__Data lines__
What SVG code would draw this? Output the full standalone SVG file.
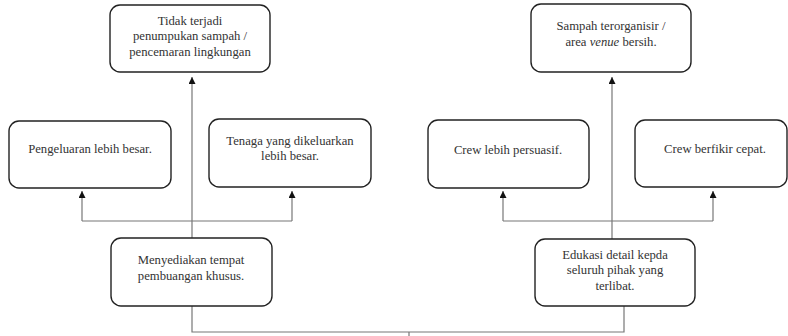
<svg xmlns="http://www.w3.org/2000/svg" width="788" height="336" viewBox="0 0 788 336">
<defs>
<marker id="ah" viewBox="0 0 10 10" refX="10" refY="5" markerWidth="7" markerHeight="7" markerUnits="userSpaceOnUse" orient="auto">
<path d="M0,0 L10,5 L0,10 z" fill="#111"/>
</marker>
<style>
.box{fill:#fff;stroke:#222;stroke-width:1.4}
.t{font-family:"Liberation Serif","Times New Roman",serif;font-size:12.7px;fill:#333;text-anchor:middle}
.c{fill:none;stroke:#777;stroke-width:1.2}
</style>
</defs>
<rect width="788" height="336" fill="#fff"/>
<g id="connectors">
<path class="c" d="M192,238 L192,77" marker-end="url(#ah)"/>
<path class="c" d="M82,221 L82,191" marker-end="url(#ah)"/>
<path class="c" d="M292,221 L292,191" marker-end="url(#ah)"/>
<path class="c" d="M82,221 L292,221"/>
<path class="c" d="M612,239 L612,77" marker-end="url(#ah)"/>
<path class="c" d="M503,221 L503,191" marker-end="url(#ah)"/>
<path class="c" d="M713,221 L713,191" marker-end="url(#ah)"/>
<path class="c" d="M503,221 L713,221"/>
<path class="c" d="M192,306 L192,332 L624,332 L624,306"/>
<path class="c" d="M409,332 L409,336"/>
</g>
<g id="n1">
<rect class="box" x="110" y="5" width="160" height="67" rx="10"/>
<text class="t" x="190" y="25">Tidak terjadi</text>
<text class="t" x="190" y="40">penumpukan sampah /</text>
<text class="t" x="190" y="56">pencemaran lingkungan</text>
</g>
<g id="n2">
<rect class="box" x="9" y="121" width="162" height="67" rx="10"/>
<text class="t" x="90" y="153">Pengeluaran lebih besar.</text>
</g>
<g id="n3">
<rect class="box" x="209" y="119" width="162" height="68" rx="10"/>
<text class="t" x="290" y="145">Tenaga yang dikeluarkan</text>
<text class="t" x="290" y="160">lebih besar.</text>
</g>
<g id="n4">
<rect class="box" x="111" y="238" width="161" height="68" rx="10"/>
<text class="t" x="191" y="264">Menyediakan tempat</text>
<text class="t" x="191" y="280">pembuangan khusus.</text>
</g>
<g id="n5">
<rect class="box" x="531" y="4" width="160" height="68" rx="10"/>
<text class="t" x="611" y="30">Sampah terorganisir /</text>
<text class="t" x="611" y="46">area <tspan font-style="italic">venue</tspan> bersih.</text>
</g>
<g id="n6">
<rect class="box" x="428" y="120" width="161" height="68" rx="10"/>
<text class="t" x="508" y="154">Crew lebih persuasif.</text>
</g>
<g id="n7">
<rect class="box" x="635" y="120" width="152" height="67" rx="10"/>
<text class="t" x="715" y="153">Crew berfikir cepat.</text>
</g>
<g id="n8">
<rect class="box" x="535" y="239" width="160" height="67" rx="10"/>
<text class="t" x="615" y="259">Edukasi detail kepda</text>
<text class="t" x="615" y="274">seluruh pihak yang</text>
<text class="t" x="615" y="290">terlibat.</text>
</g>
</svg>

__What is required__
All of the data above should be transcribed verbatim, with pictures omitted.

__Solution to the exercise__
What SVG code would draw this? Output the full standalone SVG file.
<svg xmlns="http://www.w3.org/2000/svg" width="788" height="336" viewBox="0 0 788 336">
<defs>
<marker id="ah" viewBox="0 0 10 10" refX="10" refY="5" markerWidth="7" markerHeight="7" markerUnits="userSpaceOnUse" orient="auto">
<path d="M0,0 L10,5 L0,10 z" fill="#111"/>
</marker>
<style>
.box{fill:#fff;stroke:#222;stroke-width:1.4}
.t{font-family:"Liberation Serif","Times New Roman",serif;font-size:12.7px;fill:#333;text-anchor:middle}
.c{fill:none;stroke:#777;stroke-width:1.2}
</style>
</defs>
<rect width="788" height="336" fill="#fff"/>
<g id="connectors">
<path class="c" d="M192,238 L192,77" marker-end="url(#ah)"/>
<path class="c" d="M82,221 L82,191" marker-end="url(#ah)"/>
<path class="c" d="M292,221 L292,191" marker-end="url(#ah)"/>
<path class="c" d="M82,221 L292,221"/>
<path class="c" d="M612,239 L612,77" marker-end="url(#ah)"/>
<path class="c" d="M503,221 L503,191" marker-end="url(#ah)"/>
<path class="c" d="M713,221 L713,191" marker-end="url(#ah)"/>
<path class="c" d="M503,221 L713,221"/>
<path class="c" d="M192,306 L192,332 L624,332 L624,306"/>
<path class="c" d="M409,332 L409,336"/>
</g>
<g id="n1">
<rect class="box" x="110" y="5" width="160" height="67" rx="10"/>
<text class="t" x="190" y="25">Tidak terjadi</text>
<text class="t" x="190" y="40">penumpukan sampah /</text>
<text class="t" x="190" y="56">pencemaran lingkungan</text>
</g>
<g id="n2">
<rect class="box" x="9" y="121" width="162" height="67" rx="10"/>
<text class="t" x="90" y="153">Pengeluaran lebih besar.</text>
</g>
<g id="n3">
<rect class="box" x="209" y="119" width="162" height="68" rx="10"/>
<text class="t" x="290" y="145">Tenaga yang dikeluarkan</text>
<text class="t" x="290" y="160">lebih besar.</text>
</g>
<g id="n4">
<rect class="box" x="111" y="238" width="161" height="68" rx="10"/>
<text class="t" x="191" y="264">Menyediakan tempat</text>
<text class="t" x="191" y="280">pembuangan khusus.</text>
</g>
<g id="n5">
<rect class="box" x="531" y="4" width="160" height="68" rx="10"/>
<text class="t" x="611" y="30">Sampah terorganisir /</text>
<text class="t" x="611" y="46">area <tspan font-style="italic">venue</tspan> bersih.</text>
</g>
<g id="n6">
<rect class="box" x="428" y="120" width="161" height="68" rx="10"/>
<text class="t" x="508" y="154">Crew lebih persuasif.</text>
</g>
<g id="n7">
<rect class="box" x="635" y="120" width="152" height="67" rx="10"/>
<text class="t" x="715" y="153">Crew berfikir cepat.</text>
</g>
<g id="n8">
<rect class="box" x="535" y="239" width="160" height="67" rx="10"/>
<text class="t" x="615" y="259">Edukasi detail kepda</text>
<text class="t" x="615" y="274">seluruh pihak yang</text>
<text class="t" x="615" y="290">terlibat.</text>
</g>
</svg>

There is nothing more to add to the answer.